▸ Stated exercise: In the listing below, locate the lines that hold "diagram" and copy them.

[Data entries]
-- -- --

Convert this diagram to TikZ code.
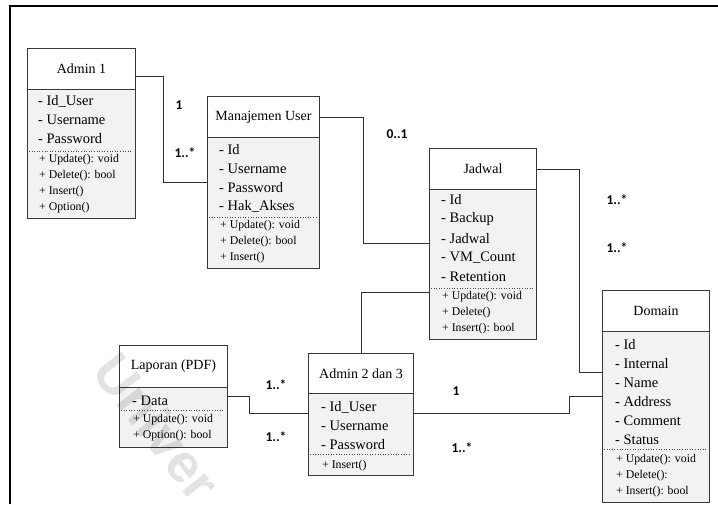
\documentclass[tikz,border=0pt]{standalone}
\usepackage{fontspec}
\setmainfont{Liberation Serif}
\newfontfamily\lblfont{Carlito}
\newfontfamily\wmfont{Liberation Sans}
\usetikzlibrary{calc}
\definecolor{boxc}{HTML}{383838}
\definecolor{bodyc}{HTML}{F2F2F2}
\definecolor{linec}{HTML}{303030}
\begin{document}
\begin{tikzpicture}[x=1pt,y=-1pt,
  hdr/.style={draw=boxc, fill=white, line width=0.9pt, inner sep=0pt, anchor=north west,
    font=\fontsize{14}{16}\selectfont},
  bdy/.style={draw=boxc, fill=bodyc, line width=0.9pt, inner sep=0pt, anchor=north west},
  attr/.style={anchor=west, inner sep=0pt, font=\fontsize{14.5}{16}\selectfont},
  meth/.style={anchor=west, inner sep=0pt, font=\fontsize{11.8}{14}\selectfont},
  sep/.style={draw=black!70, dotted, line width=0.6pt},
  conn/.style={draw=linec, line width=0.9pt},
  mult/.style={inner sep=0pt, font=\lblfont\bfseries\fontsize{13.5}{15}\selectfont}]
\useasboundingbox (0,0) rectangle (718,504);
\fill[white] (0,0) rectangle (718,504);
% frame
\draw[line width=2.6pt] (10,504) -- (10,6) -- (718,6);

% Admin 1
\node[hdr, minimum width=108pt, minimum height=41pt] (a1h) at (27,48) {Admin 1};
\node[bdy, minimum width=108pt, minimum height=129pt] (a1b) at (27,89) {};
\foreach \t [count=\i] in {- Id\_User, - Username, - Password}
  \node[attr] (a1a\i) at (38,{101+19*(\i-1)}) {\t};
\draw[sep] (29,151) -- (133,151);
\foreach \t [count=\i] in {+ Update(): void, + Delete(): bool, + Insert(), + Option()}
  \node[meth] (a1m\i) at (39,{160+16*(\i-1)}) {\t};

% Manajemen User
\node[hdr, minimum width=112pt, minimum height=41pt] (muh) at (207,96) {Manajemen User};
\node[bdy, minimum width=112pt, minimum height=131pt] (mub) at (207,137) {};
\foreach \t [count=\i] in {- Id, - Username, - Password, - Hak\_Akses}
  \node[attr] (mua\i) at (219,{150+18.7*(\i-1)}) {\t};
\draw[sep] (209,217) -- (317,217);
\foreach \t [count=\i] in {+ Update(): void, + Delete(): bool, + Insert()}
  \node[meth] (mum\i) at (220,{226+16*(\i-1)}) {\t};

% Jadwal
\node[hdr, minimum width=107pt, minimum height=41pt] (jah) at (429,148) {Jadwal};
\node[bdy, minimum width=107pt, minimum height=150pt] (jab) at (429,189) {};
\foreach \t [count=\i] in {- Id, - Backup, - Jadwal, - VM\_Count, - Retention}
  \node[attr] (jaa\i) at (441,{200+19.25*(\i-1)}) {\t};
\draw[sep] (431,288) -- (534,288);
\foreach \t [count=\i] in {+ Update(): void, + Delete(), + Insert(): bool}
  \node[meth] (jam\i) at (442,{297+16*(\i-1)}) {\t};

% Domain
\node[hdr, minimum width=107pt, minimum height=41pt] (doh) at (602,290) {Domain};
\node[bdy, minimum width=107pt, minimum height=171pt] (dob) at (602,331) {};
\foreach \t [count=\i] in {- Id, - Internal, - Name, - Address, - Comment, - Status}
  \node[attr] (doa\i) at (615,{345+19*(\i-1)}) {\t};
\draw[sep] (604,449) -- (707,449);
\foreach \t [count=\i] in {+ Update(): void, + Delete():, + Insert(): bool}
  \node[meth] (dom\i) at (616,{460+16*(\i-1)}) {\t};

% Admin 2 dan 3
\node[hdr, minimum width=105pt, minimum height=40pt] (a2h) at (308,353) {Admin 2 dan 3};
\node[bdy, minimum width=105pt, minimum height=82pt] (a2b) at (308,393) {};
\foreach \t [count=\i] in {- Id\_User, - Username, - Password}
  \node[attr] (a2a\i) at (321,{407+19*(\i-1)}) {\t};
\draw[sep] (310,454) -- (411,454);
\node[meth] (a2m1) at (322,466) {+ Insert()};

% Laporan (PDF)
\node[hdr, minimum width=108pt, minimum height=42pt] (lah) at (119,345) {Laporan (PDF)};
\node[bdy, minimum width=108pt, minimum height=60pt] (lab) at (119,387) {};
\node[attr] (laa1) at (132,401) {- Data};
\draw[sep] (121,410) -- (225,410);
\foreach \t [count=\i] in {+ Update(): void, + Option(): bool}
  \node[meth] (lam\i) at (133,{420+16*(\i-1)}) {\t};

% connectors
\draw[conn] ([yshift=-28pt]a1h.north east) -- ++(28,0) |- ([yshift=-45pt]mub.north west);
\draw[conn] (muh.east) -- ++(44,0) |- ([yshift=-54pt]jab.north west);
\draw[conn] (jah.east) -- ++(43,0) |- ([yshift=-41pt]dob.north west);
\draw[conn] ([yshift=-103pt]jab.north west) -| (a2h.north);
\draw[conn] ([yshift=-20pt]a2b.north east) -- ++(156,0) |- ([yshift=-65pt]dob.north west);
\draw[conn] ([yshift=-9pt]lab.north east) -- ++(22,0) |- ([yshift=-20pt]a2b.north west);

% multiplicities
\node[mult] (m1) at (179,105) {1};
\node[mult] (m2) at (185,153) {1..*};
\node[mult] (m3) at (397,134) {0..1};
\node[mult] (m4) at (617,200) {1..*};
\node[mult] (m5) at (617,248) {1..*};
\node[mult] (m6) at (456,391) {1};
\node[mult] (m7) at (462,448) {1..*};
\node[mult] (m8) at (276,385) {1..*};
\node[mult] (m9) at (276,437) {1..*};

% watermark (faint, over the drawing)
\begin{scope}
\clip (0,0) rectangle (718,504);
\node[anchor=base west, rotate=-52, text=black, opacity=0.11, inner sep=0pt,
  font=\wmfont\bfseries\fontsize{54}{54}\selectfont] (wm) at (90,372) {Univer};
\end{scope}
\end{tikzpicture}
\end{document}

-- -- --

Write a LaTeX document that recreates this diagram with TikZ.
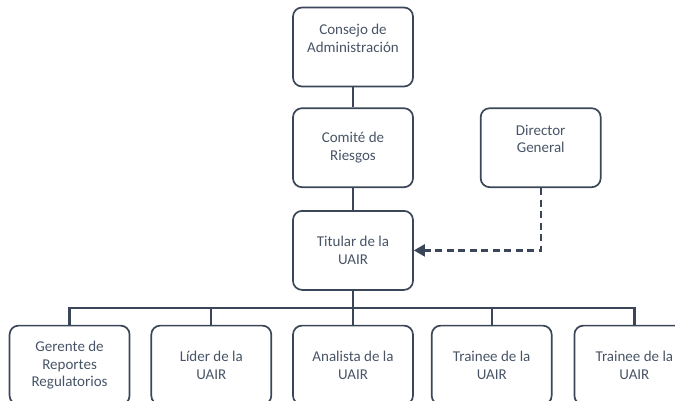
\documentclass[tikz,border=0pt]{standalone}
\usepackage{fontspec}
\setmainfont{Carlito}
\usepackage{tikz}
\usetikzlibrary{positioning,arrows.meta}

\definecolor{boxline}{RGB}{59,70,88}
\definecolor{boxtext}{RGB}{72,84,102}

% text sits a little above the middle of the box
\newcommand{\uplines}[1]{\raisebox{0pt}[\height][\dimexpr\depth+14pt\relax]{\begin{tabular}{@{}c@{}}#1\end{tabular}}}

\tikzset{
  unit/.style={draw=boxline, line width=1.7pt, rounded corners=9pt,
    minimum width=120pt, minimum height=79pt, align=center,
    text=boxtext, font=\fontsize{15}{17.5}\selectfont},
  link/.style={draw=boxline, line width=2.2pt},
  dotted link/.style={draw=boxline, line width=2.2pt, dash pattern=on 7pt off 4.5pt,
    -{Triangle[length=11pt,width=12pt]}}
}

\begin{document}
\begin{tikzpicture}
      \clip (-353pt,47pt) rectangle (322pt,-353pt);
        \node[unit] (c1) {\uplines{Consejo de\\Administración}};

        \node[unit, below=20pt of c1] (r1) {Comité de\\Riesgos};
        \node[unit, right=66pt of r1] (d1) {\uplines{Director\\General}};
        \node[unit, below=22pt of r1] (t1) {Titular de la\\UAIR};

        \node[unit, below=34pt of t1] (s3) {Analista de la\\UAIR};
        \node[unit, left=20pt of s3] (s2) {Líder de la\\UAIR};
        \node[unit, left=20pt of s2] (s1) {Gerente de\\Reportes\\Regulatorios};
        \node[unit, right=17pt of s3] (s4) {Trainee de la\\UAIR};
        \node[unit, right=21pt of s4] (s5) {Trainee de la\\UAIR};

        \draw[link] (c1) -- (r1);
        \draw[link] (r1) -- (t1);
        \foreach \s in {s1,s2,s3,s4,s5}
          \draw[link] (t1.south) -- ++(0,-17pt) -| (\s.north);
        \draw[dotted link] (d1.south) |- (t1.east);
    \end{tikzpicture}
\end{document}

-- -- --

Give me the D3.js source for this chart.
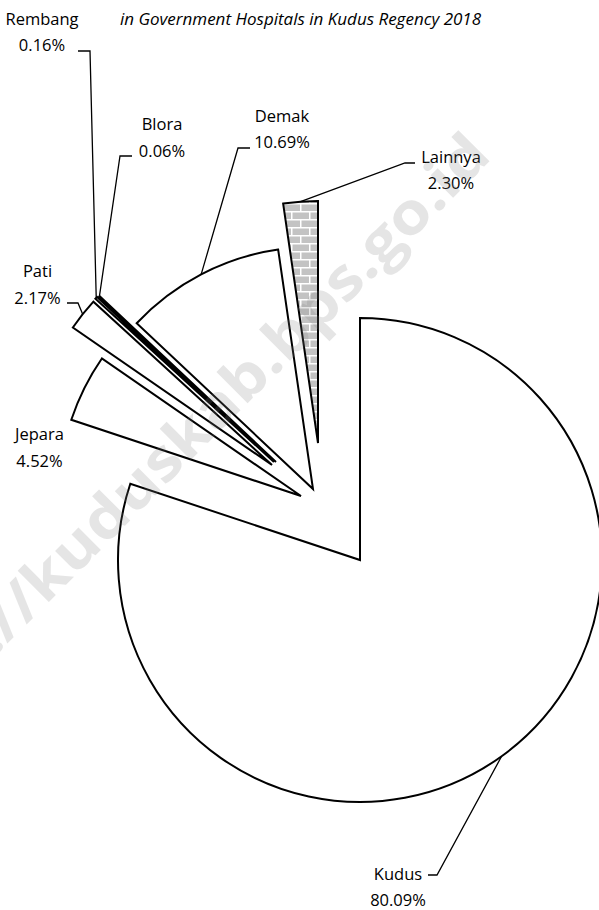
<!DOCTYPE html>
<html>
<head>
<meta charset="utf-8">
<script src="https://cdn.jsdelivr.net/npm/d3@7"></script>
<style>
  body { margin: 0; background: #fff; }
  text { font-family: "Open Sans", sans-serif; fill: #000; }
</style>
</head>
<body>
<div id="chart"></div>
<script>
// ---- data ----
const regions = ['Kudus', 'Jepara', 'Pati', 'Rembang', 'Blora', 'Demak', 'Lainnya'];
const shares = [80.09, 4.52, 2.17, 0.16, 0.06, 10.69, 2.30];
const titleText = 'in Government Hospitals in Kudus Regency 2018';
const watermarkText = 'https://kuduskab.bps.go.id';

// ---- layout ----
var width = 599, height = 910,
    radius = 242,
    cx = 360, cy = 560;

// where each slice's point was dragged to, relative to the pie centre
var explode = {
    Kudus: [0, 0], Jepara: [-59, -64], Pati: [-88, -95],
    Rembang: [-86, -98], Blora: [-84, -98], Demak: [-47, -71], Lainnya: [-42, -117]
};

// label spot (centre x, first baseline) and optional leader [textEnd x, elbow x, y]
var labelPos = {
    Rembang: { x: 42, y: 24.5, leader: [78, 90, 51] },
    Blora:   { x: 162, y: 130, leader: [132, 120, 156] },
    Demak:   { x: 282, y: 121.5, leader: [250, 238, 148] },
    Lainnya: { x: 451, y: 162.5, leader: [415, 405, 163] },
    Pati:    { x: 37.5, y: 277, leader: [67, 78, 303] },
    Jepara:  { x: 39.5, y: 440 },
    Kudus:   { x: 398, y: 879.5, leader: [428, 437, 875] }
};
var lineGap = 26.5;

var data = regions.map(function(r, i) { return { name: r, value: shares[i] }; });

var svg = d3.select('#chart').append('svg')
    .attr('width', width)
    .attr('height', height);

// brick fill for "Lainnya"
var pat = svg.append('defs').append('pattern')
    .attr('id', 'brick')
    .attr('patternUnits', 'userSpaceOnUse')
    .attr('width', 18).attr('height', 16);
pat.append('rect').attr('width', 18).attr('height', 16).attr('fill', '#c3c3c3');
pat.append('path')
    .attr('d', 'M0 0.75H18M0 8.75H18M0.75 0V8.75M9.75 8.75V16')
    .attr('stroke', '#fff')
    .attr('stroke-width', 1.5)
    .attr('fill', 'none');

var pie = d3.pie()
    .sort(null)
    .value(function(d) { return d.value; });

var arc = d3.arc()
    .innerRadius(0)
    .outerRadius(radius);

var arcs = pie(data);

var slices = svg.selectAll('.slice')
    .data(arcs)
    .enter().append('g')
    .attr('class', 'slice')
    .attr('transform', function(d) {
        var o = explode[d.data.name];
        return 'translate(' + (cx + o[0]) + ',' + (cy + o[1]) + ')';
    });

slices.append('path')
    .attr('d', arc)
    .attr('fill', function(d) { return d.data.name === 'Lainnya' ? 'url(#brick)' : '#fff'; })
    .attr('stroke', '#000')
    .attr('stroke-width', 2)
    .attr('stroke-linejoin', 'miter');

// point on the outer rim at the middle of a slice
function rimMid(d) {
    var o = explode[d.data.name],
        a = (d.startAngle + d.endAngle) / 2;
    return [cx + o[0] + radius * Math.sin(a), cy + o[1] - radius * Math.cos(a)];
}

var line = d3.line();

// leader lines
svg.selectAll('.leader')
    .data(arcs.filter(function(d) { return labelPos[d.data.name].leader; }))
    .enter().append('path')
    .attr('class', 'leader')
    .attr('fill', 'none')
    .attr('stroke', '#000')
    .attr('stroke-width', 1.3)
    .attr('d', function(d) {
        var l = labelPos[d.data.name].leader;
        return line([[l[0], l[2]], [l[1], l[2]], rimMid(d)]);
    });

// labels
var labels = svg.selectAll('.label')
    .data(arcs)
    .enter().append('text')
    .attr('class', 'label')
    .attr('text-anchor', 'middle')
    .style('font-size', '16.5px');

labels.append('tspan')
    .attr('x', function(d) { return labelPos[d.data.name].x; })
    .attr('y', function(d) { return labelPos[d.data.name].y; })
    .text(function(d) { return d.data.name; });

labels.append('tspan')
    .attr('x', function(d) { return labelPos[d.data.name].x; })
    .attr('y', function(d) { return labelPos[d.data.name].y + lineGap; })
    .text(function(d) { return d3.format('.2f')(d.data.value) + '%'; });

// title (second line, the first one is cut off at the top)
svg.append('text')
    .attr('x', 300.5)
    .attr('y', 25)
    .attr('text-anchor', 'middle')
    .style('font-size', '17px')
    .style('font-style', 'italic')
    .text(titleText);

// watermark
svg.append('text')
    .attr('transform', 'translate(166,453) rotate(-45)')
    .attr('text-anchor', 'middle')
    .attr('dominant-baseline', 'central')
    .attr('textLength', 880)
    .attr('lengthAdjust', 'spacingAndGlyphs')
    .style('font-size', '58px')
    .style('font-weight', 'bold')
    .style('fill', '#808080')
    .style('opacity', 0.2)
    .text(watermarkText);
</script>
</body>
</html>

-- -- --

▸ Correct response:
Convert this diagram to TikZ code.
Write a LaTeX document that recreates this diagram with TikZ.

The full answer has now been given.